The Indian Student Association celebrated its second annual  Holi Festival on Saturday, April 11, in the Cardinal Gym.

The traditional Hindu religious festival is a way to  say farewell to winter and enjoy the abundant colors of springtime.

The festival sold out, as more than 325 people, including students, faculty, staff and community members, attended.

“This year the program for the Holi Festival is much the same (as last year’s event), but it is bigger,”  Indian Student Association Vice President Hope Gantner said.

Only about 275 people attended last year’s Holi Festival.

After being welcomed by President Donald Bachand, attendees experienced a traditional Indian lunch catered by Bombay Grill, henna tattooing, shopping vendors and a cultural program, consisting of a fashion show, Bollywood dances and Hindi, classical and contemporary songs.

The fashion show highlighted various styles of sarees,  and association members explained whether each was worn in formal or informal situations.
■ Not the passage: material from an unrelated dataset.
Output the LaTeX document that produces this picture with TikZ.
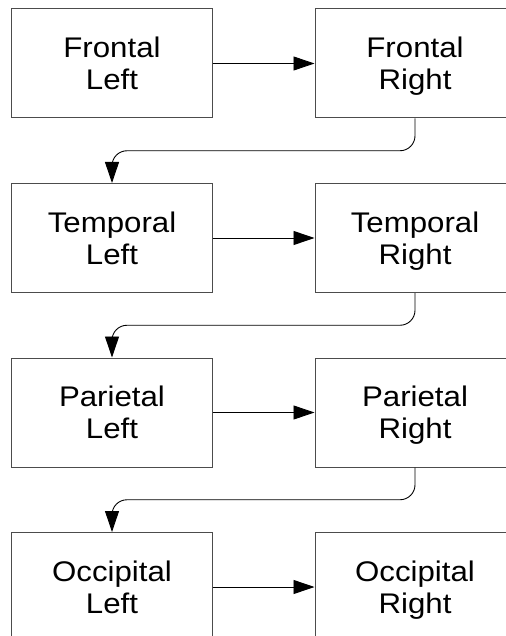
\documentclass[tikz,border=0pt]{standalone}
\usepackage{fontspec}
\setmainfont{Liberation Sans}[FakeStretch=1.1]
\usetikzlibrary{arrows.meta,calc}

\begin{document}
\begin{tikzpicture}[x=1bp,y=-1bp,
    lobe/.style={draw=black!70,line width=1bp,minimum width=200bp,minimum height=109bp,
        inner sep=0pt,align=center,font=\fontsize{28.5}{32}\selectfont},
    link/.style={-{Triangle[length=21bp,width=14bp]},line width=0.9bp,rounded corners=15bp}]
    \useasboundingbox (0,0) rectangle (506,636);
    % one row per lobe
    \foreach \lobe/\y in {Frontal/63.5,Temporal/238,Parietal/412.5,Occipital/587}{
        \node[lobe] (\lobe L) at (112,\y) {\rule{0pt}{30bp}\lobe\\Left\strut};
        \node[lobe] (\lobe R) at (415,\y) {\rule{0pt}{30bp}\lobe\\Right\strut};
        \draw[link] (\lobe L.east) -- (\lobe R.west);
    }
    % right of one row to left of the next
    \foreach \a/\b in {Frontal/Temporal,Temporal/Parietal,Parietal/Occipital}{
        \coordinate (m\a) at ($(\a R.south)!.5!(\b L.north)$);
        \draw[link] (\a R.south) |- (m\a) -| (\b L.north);
    }
\end{tikzpicture}
\end{document}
When student Chris Sweet played a dholki, a Northern Indian drum, attendees broke out in an impromptu dance.

The five-hour Holi festival ended with its central ritual: a color throw. Attendees celebrated the many colors of spring – blues, yellows, magentas, oranges and greens – by spreading colored water and powders out in the sunshine.

“The color throwing is fun, but I really like learning about other cultures and meeting people I normally wouldn’t have,” Gantner said.

According to President Eshwar Shivalingamurthy, the Indian Student Association acts as a forum for Indian students to meet and present their views, unites students of all races by celebrating and learning from diversity, serves as a conduit for Indian students to experience American culture and encourages connections across  cultures.

Often referred to as the festival of colors or the festival of love, Holi is primarily observed in India, Nepal and other regions of the world with significant populations of Hindis or people of Indian origin.

However, the  festival has grown increasingly popular across the world.